Efficient air water harvesting of TpPa-1 COFs@LiCl composite driven by solar energy
Yuxuan Wang,
Wen Chen,
Jingchao Fu,
Yueli Liu
Affiliations
Yuxuan Wang
State Key Laboratory of Silicate Materials for Architectures, School of Materials Science and Engineering, Wuhan University of Technology, Wuhan, 430070, PR China; Sanya Science and Education Innovation Park, Wuhan University of Technology, Sanya, 572024, PR China
Wen Chen
State Key Laboratory of Silicate Materials for Architectures, School of Materials Science and Engineering, Wuhan University of Technology, Wuhan, 430070, PR China
Jingchao Fu
State Key Laboratory of Silicate Materials for Architectures, School of Materials Science and Engineering, Wuhan University of Technology, Wuhan, 430070, PR China; Sanya Science and Education Innovation Park, Wuhan University of Technology, Sanya, 572024, PR China
Yueli Liu
State Key Laboratory of Silicate Materials for Architectures, School of Materials Science and Engineering, Wuhan University of Technology, Wuhan, 430070, PR China; Sanya Science and Education Innovation Park, Wuhan University of Technology, Sanya, 572024, PR China; Corresponding author.
Adsorbent-assisted air water harvesting (AWH) may help alleviate the current global freshwater scarcity crisis. However, the weak sorption capacity of various adsorbents and the high energy required to release water are two long-standing problems.

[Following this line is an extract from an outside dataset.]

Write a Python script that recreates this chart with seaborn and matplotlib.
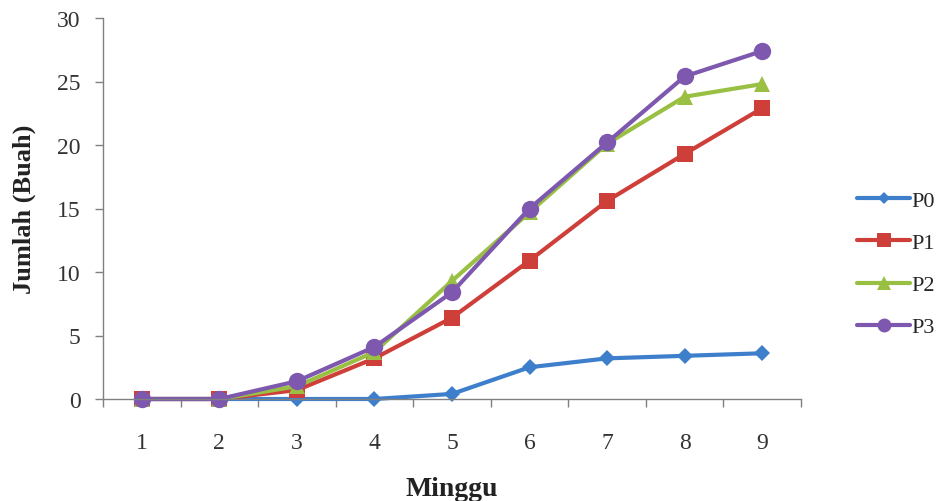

Herein, we propose a class of green and clean adsorbent, TpPa-1@LiCl composite, whose sorption capacity is greatly improved to 0.37 and 0.80 g g−1 under 30% and 90% relative humidity (RH), respectively, and which has excellent stability, showing only a slight decrease (0.79%) after 10 sorption–desorption cycles (1400 min). This TpPa-1@LiCl composite can reach equilibrium within 2 h and undergo complete desorption in 30 min under air mass 1.5 G irradiation. A corresponding solar-driven AWH device can complete up to 4 sorption–desorption cycles per day, with each cycle capable of collecting 0.34 g g−1 water without additional energy input, which implies TpPa-1@LiCl composite has the potential for achieving sorption-assisted AWH with high efficiency and rapid cycling.